Understanding hydraulic fracture growth, effectiveness, and safety through microseismic monitoring

Abstract

Microseismic monitoring is a very useful tool for optimizing fracture treatments, evaluating completion schemes, and assessing well layouts and spacing in unconventional reservoirs. The microseismicity is induced by the reservoir changes resulting from the hydraulic fracturing process. The dimensions and orientation of the fracture can usually be deduced from the microseismic distribution, and it is often possible to determine other features of the fracturing process, such as complexity, asymmetry, and interaction with geohazards. It is important to understand the geomechanical process that occurs during fracturing to best interpret the microseismic distribution and to fully understand the value of any source analyses, such as moment tensor inversion.
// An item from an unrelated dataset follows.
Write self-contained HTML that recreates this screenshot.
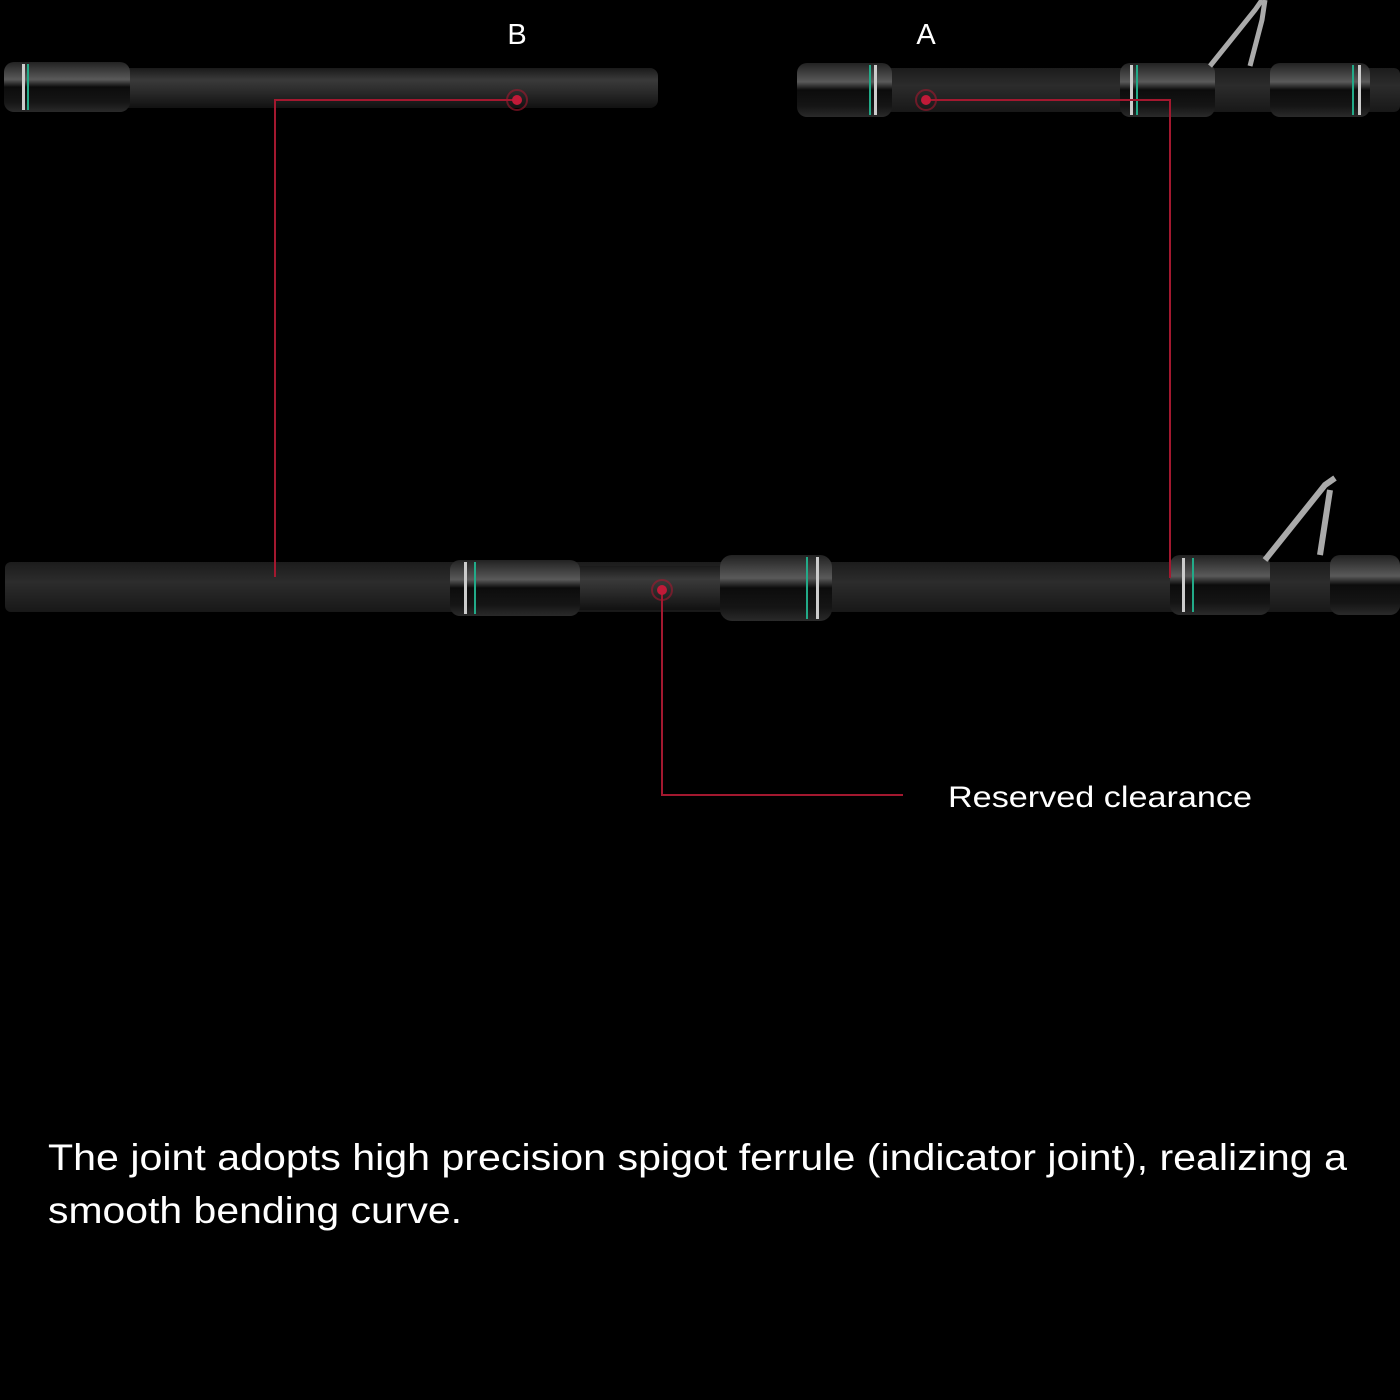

The perturbations imparted to the reservoir during fracturing are usually very large and can result in unexpected behaviour, if ignored. Microseismicity monitoring has provided a very large data base from which environmental impacts of fracturing can be assessed. With thousands of fractures monitored, there is clear evidence that fractures do not extend the thousands of feet vertically to the shallow depths of typical aquifers. Fractures are generally much longer than they are tall as a result of the rock mechanic barriers that result from sedimentary structures. Microseismicity monitoring has also provided evidence that hydraulic fractures are not likely to generate felt earthquakes in anything other than the rarest circumstances. Most of the seismic activity induced by a hydraulic fracture has energy levels that are 1,000 to 1,000,000 times smaller than events that would be felt at the surface, and even much farther below those that might cause damage.